Week 4: Locking In Habits (Without Locking Out Real Life)

Goal: Turn experiments into realistic routines.

Day 22: Mini Shopping List Reset

Before your next grocery run:

  • Check fridge and pantry.
  • Note what needs to be used soon.
  • Write a list based on meals, not just items.

Day 23: Choose Your “House Meals”

Pick 2–3 meals that:

  • Use ingredients you usually have.
  • You don’t mind repeating.
  • Are quick on low-energy days.
  • Examples:

  • Stir-fry, quesadillas, simple pasta.

These will be your default instead of delivery.

Day 24: Plan for Takeout (Yes, Really)

Accept that takeout will happen.

  • Pick a place that uses minimal or recyclable packaging.
  • In the app, request no cutlery or napkins.

Green living includes realistic treats.

Day 25: One Intentional Upgrade

If budget allows, choose one item to upgrade:

  • A knife you’ll sharpen and keep for years.
  • A durable pan.
  • A few glass containers.

If not, upgrade nothing. Using what you have is still sustainable.

Day 26: Set Up a Simple Compost Option (If Feasible)

If possible in your area:

  • Get a small countertop bin for organic waste.
  • Or commit to saving scraps in the freezer and dropping them at a community site once a month.

If composting truly doesn’t fit right now, keep focusing on wasting less.

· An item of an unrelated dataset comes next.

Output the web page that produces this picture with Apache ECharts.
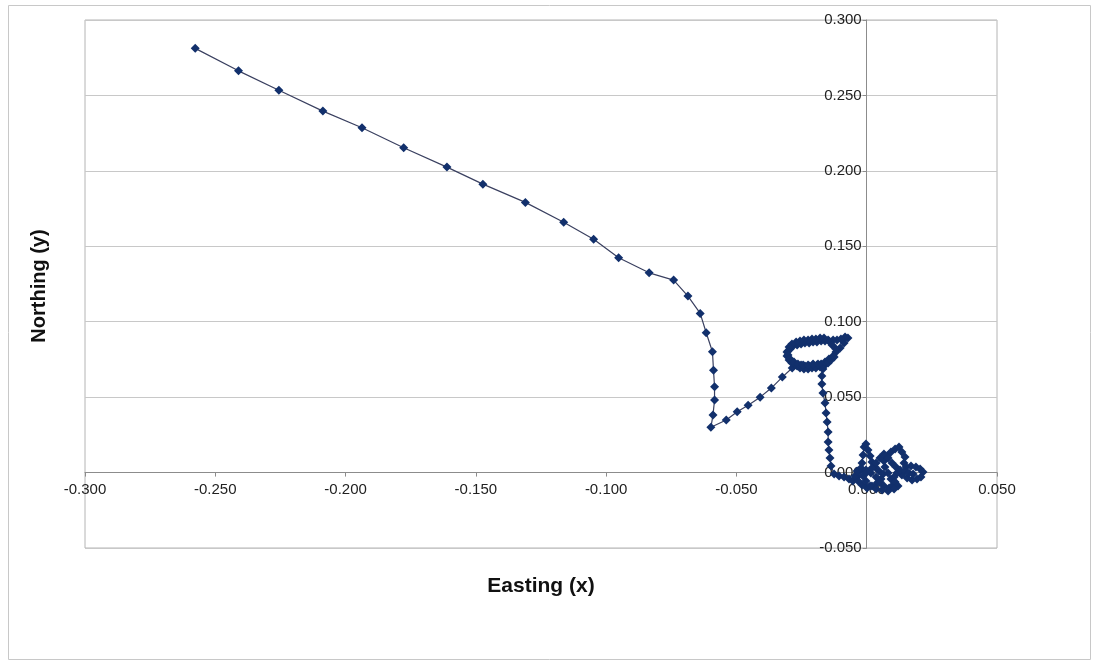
<!DOCTYPE html>
<html>
<head>
<meta charset="utf-8">
<script src="https://cdn.jsdelivr.net/npm/echarts@6/dist/echarts.min.js"></script>
<style>
  html, body { margin: 0; padding: 0; background: #fff; }
  #chart { width: 1097px; height: 664px; }
</style>
</head>
<body>
<div id="chart"></div>
<script>
// Track of the point, easting (x) and northing (y), in drawing order.
// Long drift from the north-west down to the first turn
const driftX = [
  -0.2577, -0.2411, -0.2256, -0.2087, -0.1937, -0.1777, -0.1611, -0.1473, -0.1310, -0.1163,
  -0.1048, -0.0952, -0.0835, -0.0741, -0.0686, -0.0639, -0.0616, -0.0592, -0.0588, -0.0584,
  -0.0584, -0.0590, -0.0598, -0.0539, -0.0497, -0.0455, -0.0409, -0.0366, -0.0324, -0.0286
];
const driftY = [
   0.2812,  0.2663,  0.2534,  0.2396,  0.2286,  0.2153,  0.2025,  0.1912,  0.1791,  0.1659,
   0.1546,  0.1424,  0.1324,  0.1276,  0.1170,  0.1055,  0.0927,  0.0801,  0.0679,  0.0569,
   0.0481,  0.0381,  0.0300,  0.0348,  0.0403,  0.0447,  0.0500,  0.0560,  0.0633,  0.0693
];
// Double loop near northing 0.08
const loopX = [
  -0.0267, -0.0252, -0.0237, -0.0221, -0.0206, -0.0191, -0.0175, -0.0160, -0.0145, -0.0129,
  -0.0118, -0.0102, -0.0087, -0.0072, -0.0083, -0.0099, -0.0114, -0.0129, -0.0145, -0.0160,
  -0.0175, -0.0191, -0.0206, -0.0221, -0.0237, -0.0252, -0.0267, -0.0283, -0.0294, -0.0306,
  -0.0306, -0.0298, -0.0287, -0.0271, -0.0256, -0.0241, -0.0225, -0.0210, -0.0195, -0.0179,
  -0.0164, -0.0148, -0.0137, -0.0125, -0.0118, -0.0133, -0.0148, -0.0164, -0.0179, -0.0195,
  -0.0210, -0.0225, -0.0241, -0.0256, -0.0271, -0.0287, -0.0298, -0.0302, -0.0302, -0.0294,
  -0.0279, -0.0264, -0.0244, -0.0225, -0.0206, -0.0187, -0.0172, -0.0168
];
const loopY = [
   0.0707,  0.0713,  0.0707,  0.0707,  0.0713,  0.0713,  0.0720,  0.0733,  0.0753,  0.0773,
   0.0799,  0.0826,  0.0859,  0.0892,  0.0899,  0.0886,  0.0879,  0.0879,  0.0872,  0.0872,
   0.0872,  0.0866,  0.0866,  0.0859,  0.0859,  0.0852,  0.0846,  0.0839,  0.0819,  0.0799,
   0.0773,  0.0746,  0.0727,  0.0713,  0.0693,  0.0687,  0.0687,  0.0693,  0.0693,  0.0700,
   0.0707,  0.0727,  0.0746,  0.0766,  0.0819,  0.0846,  0.0879,  0.0892,  0.0892,  0.0886,
   0.0886,  0.0879,  0.0879,  0.0872,  0.0866,  0.0852,  0.0833,  0.0806,  0.0780,  0.0753,
   0.0733,  0.0720,  0.0713,  0.0713,  0.0720,  0.0720,  0.0713,  0.0687
];
// Drop back towards the origin
const dropX = [
  -0.0172, -0.0172, -0.0168, -0.0160, -0.0156, -0.0152, -0.0148, -0.0148, -0.0145, -0.0141,
  -0.0137
];
const dropY = [
   0.0640,  0.0587,  0.0528,  0.0461,  0.0395,  0.0335,  0.0269,  0.0203,  0.0150,  0.0097,
   0.0044
];
// Wandering around the origin
const settleX = [
  -0.0125, -0.0106, -0.0087, -0.0068, -0.0053, -0.0037, -0.0026, -0.0018, -0.0014, -0.0010,
  -0.0003,  0.0005,  0.0013,  0.0020,  0.0032,  0.0047,  0.0063,  0.0055,  0.0040,  0.0020,
   0.0001, -0.0018, -0.0033, -0.0045, -0.0037, -0.0022, -0.0003,  0.0016,  0.0036,  0.0051,
   0.0066,  0.0086,  0.0101,  0.0093,  0.0082,  0.0070,  0.0066,  0.0078,  0.0093,  0.0109,
   0.0124,  0.0135,  0.0147,  0.0143,  0.0151,  0.0170,  0.0189,  0.0205,  0.0216,  0.0208,
   0.0193,  0.0174,  0.0155,  0.0135,  0.0116,  0.0105,  0.0109,  0.0120,  0.0105,  0.0082,
   0.0059,  0.0036,  0.0013, -0.0003, -0.0014,  0.0001,  0.0020,  0.0036,  0.0051,  0.0066,
   0.0082,  0.0097,  0.0112,  0.0128,  0.0147,  0.0162,  0.0178
];
const settleY = [
  -0.0009, -0.0023, -0.0029, -0.0042, -0.0056, -0.0029,  0.0011,  0.0064,  0.0117,  0.0170,
   0.0190,  0.0150,  0.0110,  0.0070,  0.0037,  0.0011, -0.0009, -0.0042, -0.0069, -0.0089,
  -0.0102, -0.0082, -0.0056, -0.0023,  0.0011,  0.0030,  0.0017, -0.0003, -0.0029, -0.0062,
  -0.0089, -0.0102, -0.0082, -0.0042, -0.0003,  0.0037,  0.0077,  0.0110,  0.0137,  0.0156,
   0.0170,  0.0137,  0.0103,  0.0064,  0.0037,  0.0044,  0.0037,  0.0024,  0.0004, -0.0029,
  -0.0042, -0.0049, -0.0036, -0.0016, -0.0003, -0.0029, -0.0062, -0.0089, -0.0109, -0.0122,
  -0.0115, -0.0109, -0.0089, -0.0056, -0.0023,  0.0004,  0.0030,  0.0064,  0.0097,  0.0123,
   0.0097,  0.0064,  0.0037,  0.0017,  0.0011, -0.0003, -0.0009
];

// Axis ranges and tick step
const xRange = [-0.300, 0.050];
const yRange = [-0.050, 0.300];
const tickStep = 0.050;
const xTitle = 'Easting (x)';
const yTitle = 'Northing (y)';

const eastX = driftX.concat(loopX, dropX, settleX);
const northY = driftY.concat(loopY, dropY, settleY);
const points = eastX.map((x, i) => [x, northY[i]]);

const FONT = "'Liberation Sans', Arial, sans-serif";
const labelFmt = v => v.toFixed(3);

// Plot box in pixels; axes cross at the origin, so each axis is shifted
// from the box edge to the zero of the other axis.
const box = { left: 85, right: 100, top: 20, bottom: 116, width: 1097 - 85 - 100, height: 664 - 20 - 116 };
const yAxisShift = -box.width * (0 - xRange[0]) / (xRange[1] - xRange[0]);
const xAxisShift = -box.height * (0 - yRange[0]) / (yRange[1] - yRange[0]);

const chart = echarts.init(document.getElementById('chart'), null, { renderer: 'canvas' });

chart.setOption({
  animation: false,
  backgroundColor: '#ffffff',
  grid: {
    left: box.left, right: box.right, top: box.top, bottom: box.bottom,
    show: true,
    borderColor: '#b4b4b4',
    borderWidth: 1
  },
  xAxis: {
    type: 'value',
    position: 'bottom',
    offset: xAxisShift,
    min: xRange[0], max: xRange[1], interval: tickStep,
    axisLine: { show: true, onZero: false, lineStyle: { color: '#8c8c8c', width: 1 } },
    axisTick: { show: true, length: 4, lineStyle: { color: '#8c8c8c' } },
    axisLabel: { formatter: labelFmt, color: '#222', fontSize: 15, fontFamily: FONT, margin: 10 },
    splitLine: { show: false }
  },
  yAxis: {
    type: 'value',
    position: 'left',
    offset: yAxisShift,
    min: yRange[0], max: yRange[1], interval: tickStep,
    axisLine: { show: true, onZero: false, lineStyle: { color: '#8c8c8c', width: 1 } },
    axisTick: { show: true, length: 4, lineStyle: { color: '#8c8c8c' } },
    axisLabel: { formatter: labelFmt, color: '#222', fontSize: 15, fontFamily: FONT, margin: 5 },
    splitLine: { show: true, lineStyle: { color: '#c8c8c8', width: 1 } }
  },
  graphic: [
    {
      type: 'rect', silent: true, z: -10,
      shape: { x: 8.5, y: 5.5, width: 1082, height: 654 },
      style: { fill: 'none', stroke: '#c8c8c8', lineWidth: 1 }
    },
    {
      type: 'text', silent: true,
      x: 541, y: 586,
      style: {
        text: xTitle, font: "bold 21px " + FONT, fill: '#111',
        align: 'center', verticalAlign: 'middle'
      }
    },
    {
      type: 'text', silent: true,
      x: 39, y: 286, rotation: Math.PI / 2,
      style: {
        text: yTitle, font: "bold 20px " + FONT, fill: '#111',
        align: 'center', verticalAlign: 'middle'
      }
    }
  ],
  series: [{
    type: 'line',
    data: points,
    showSymbol: true,
    symbol: 'diamond',
    symbolSize: 9,
    itemStyle: { color: '#12306c' },
    lineStyle: { color: '#3a4060', width: 1.2 },
    z: 5
  }]
});
</script>
</body>
</html>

Day 27: Streamline Your Cleaning Routine

  • Keep your most-used cleaner and cloths visible.
  • Combine similar products and finish them before buying new.

Simplicity = consistency.

Day 28: Celebrate Your Wins

Write down:

  • One habit that feels genuinely easier now.
  • One swap that saved you money.
  • One thing you tried that didn’t work (and what you’ll do instead).

Sustainability includes learning what doesn’t fit your life.

Day 29: Adjust Your System

Tweak based on experience:

  • Move the leftovers shelf if it’s not visible enough.
  • Set a weekly reminder for “fridge check” or “leftovers night.”
  • Change where you keep cloths or your bottle if you keep forgetting them.

Day 30: Define Your Version of a Green Kitchen

Take 5 minutes and write:

> “A green kitchen for me means…”

Maybe it’s:

  • Cooking 3 nights a week.
  • Wasting less produce.
  • Using fewer disposables.

Your definition can (and will) evolve.


What You’ve Actually Done in 30 Days

If you completed even 60–70% of these steps, you likely:

  • Reduced your food waste.
  • Cooked at home a bit more.
  • Started reusing containers and cloths.
  • Became more intentional about what you buy.

You didn’t transform into a zero-waste chef. You became slightly more aligned with your values, in a way you can maintain.

The goal wasn’t perfection. It was building momentum.

From here, you can repeat the 30 days, add your own steps, or just keep a few favorite habits. Your kitchen will never be perfectly green, but it can keep getting greener—one lazy, real-life day at a time.